-- START Items --
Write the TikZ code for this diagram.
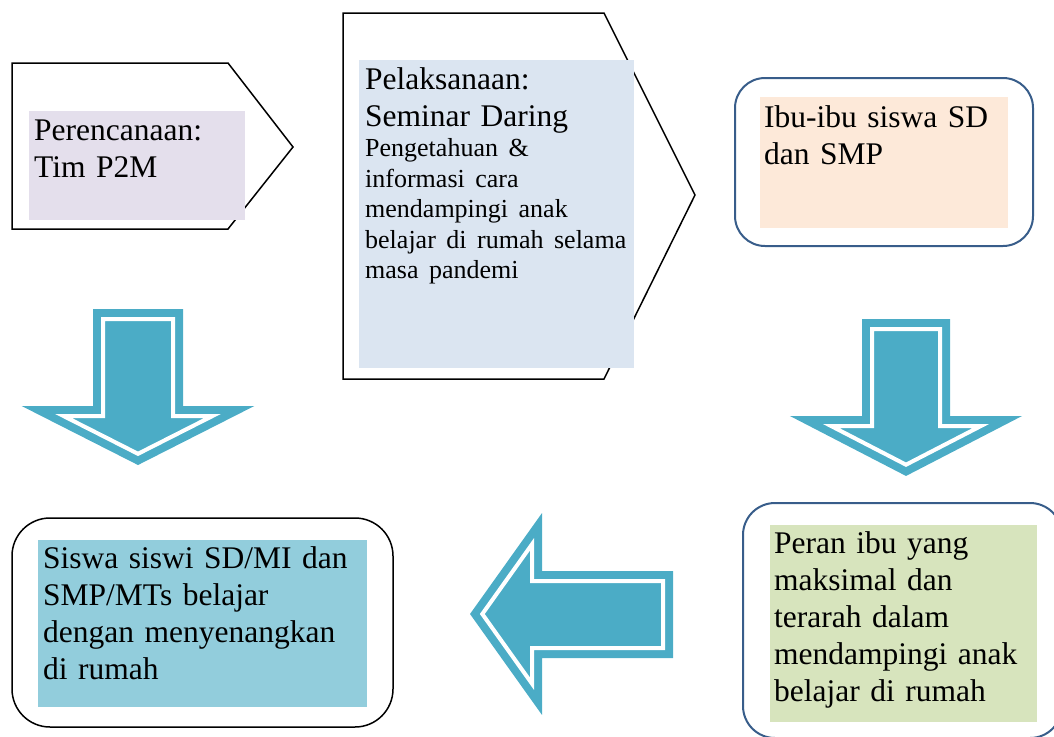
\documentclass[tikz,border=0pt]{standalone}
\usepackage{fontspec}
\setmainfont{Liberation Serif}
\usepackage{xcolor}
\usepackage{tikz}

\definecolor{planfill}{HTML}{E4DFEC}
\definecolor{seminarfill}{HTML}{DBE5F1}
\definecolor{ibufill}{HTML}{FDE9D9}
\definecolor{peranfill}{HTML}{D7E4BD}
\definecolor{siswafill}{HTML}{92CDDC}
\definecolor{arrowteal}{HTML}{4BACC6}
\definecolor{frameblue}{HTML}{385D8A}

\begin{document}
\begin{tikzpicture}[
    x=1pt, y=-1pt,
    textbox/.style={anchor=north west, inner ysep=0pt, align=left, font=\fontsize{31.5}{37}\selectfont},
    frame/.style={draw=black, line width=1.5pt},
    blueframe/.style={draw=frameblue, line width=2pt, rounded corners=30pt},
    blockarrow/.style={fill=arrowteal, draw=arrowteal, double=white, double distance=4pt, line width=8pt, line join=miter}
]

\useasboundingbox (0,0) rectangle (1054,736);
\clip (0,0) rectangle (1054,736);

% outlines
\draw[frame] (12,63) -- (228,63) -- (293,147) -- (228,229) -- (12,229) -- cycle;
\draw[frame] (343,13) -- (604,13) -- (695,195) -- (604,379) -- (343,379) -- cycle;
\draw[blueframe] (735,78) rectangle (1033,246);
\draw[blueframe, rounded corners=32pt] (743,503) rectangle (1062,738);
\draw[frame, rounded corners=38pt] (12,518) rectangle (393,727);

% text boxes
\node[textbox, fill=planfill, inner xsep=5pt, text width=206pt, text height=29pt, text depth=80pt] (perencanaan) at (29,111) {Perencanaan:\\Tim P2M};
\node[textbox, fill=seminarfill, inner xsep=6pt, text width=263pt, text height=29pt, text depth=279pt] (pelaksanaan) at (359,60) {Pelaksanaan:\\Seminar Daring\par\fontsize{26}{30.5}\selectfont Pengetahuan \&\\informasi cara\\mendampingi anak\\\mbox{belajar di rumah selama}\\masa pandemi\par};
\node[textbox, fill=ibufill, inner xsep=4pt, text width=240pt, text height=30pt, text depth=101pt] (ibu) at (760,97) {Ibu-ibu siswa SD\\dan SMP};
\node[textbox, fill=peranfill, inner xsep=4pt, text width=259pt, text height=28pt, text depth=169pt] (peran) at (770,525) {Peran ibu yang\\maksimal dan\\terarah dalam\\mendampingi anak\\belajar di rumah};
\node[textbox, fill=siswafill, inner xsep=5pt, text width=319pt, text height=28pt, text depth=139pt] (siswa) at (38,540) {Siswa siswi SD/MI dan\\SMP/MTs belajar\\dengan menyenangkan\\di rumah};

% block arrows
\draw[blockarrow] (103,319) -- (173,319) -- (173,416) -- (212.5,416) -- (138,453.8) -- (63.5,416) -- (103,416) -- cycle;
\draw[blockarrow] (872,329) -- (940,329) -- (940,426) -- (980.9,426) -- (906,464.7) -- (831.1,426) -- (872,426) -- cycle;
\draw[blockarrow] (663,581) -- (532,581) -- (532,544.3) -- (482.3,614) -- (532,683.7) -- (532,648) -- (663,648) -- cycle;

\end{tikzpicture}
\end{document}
-- END Items --
-- START Items --
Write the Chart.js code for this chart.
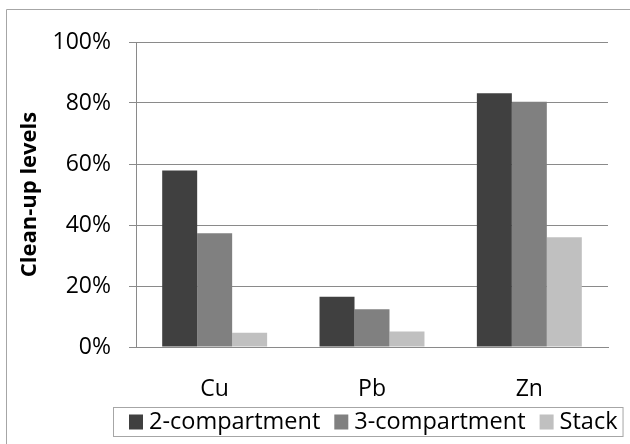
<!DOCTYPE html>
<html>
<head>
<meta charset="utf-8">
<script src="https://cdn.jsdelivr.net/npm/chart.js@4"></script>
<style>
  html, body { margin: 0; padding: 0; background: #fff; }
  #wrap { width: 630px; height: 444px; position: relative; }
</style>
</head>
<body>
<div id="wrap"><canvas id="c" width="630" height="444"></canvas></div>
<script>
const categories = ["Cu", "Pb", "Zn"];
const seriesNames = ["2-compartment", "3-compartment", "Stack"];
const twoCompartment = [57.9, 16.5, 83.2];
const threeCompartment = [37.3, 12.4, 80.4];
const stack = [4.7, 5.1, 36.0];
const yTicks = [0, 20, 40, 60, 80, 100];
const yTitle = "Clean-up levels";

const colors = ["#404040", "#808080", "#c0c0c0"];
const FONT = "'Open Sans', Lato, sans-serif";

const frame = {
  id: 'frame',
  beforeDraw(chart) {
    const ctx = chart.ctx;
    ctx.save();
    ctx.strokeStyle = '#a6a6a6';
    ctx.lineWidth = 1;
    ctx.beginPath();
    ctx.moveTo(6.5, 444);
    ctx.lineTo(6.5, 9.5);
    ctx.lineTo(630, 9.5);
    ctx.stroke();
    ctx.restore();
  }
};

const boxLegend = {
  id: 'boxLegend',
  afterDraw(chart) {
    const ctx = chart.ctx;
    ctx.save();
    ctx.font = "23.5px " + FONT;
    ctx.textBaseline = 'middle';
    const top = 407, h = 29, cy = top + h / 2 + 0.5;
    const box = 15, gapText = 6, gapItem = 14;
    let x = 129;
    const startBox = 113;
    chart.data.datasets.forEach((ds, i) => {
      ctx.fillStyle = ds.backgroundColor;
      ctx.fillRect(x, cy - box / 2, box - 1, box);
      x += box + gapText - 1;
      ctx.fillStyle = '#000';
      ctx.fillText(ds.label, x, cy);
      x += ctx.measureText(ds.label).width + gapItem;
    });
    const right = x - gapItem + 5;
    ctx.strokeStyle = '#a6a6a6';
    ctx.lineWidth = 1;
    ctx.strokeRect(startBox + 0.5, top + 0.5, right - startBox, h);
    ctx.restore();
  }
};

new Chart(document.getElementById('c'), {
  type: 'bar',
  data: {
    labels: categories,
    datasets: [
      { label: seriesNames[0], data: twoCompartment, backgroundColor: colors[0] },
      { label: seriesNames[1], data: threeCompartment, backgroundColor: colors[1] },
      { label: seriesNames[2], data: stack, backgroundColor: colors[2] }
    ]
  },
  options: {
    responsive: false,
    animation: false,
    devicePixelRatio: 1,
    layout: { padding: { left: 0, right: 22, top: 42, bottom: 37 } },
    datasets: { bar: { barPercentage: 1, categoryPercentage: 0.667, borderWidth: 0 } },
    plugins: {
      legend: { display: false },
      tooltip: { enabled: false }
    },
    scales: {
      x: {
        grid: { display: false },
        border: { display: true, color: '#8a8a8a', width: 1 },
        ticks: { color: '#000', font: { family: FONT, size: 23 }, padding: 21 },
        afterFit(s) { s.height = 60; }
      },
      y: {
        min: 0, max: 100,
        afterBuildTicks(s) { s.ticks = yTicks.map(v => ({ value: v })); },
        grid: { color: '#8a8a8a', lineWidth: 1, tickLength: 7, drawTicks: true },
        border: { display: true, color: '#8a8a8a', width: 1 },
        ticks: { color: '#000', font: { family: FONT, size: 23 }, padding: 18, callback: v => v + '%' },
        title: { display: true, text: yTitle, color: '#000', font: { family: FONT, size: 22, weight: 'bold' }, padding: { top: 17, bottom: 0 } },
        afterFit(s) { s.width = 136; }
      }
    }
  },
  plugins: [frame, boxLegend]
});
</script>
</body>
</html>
-- END Items --
:: Problem ::
Copy out the listing above from the line containing "Write the TikZ code for this diagram." to the line containing "(12,518) rectangle (393,727);", both included, exactly as written and minus the images.

:: Response to this task ::
Write the TikZ code for this diagram.
\documentclass[tikz,border=0pt]{standalone}
\usepackage{fontspec}
\setmainfont{Liberation Serif}
\usepackage{xcolor}
\usepackage{tikz}

\definecolor{planfill}{HTML}{E4DFEC}
\definecolor{seminarfill}{HTML}{DBE5F1}
\definecolor{ibufill}{HTML}{FDE9D9}
\definecolor{peranfill}{HTML}{D7E4BD}
\definecolor{siswafill}{HTML}{92CDDC}
\definecolor{arrowteal}{HTML}{4BACC6}
\definecolor{frameblue}{HTML}{385D8A}

\begin{document}
\begin{tikzpicture}[
    x=1pt, y=-1pt,
    textbox/.style={anchor=north west, inner ysep=0pt, align=left, font=\fontsize{31.5}{37}\selectfont},
    frame/.style={draw=black, line width=1.5pt},
    blueframe/.style={draw=frameblue, line width=2pt, rounded corners=30pt},
    blockarrow/.style={fill=arrowteal, draw=arrowteal, double=white, double distance=4pt, line width=8pt, line join=miter}
]

\useasboundingbox (0,0) rectangle (1054,736);
\clip (0,0) rectangle (1054,736);

% outlines
\draw[frame] (12,63) -- (228,63) -- (293,147) -- (228,229) -- (12,229) -- cycle;
\draw[frame] (343,13) -- (604,13) -- (695,195) -- (604,379) -- (343,379) -- cycle;
\draw[blueframe] (735,78) rectangle (1033,246);
\draw[blueframe, rounded corners=32pt] (743,503) rectangle (1062,738);
\draw[frame, rounded corners=38pt] (12,518) rectangle (393,727);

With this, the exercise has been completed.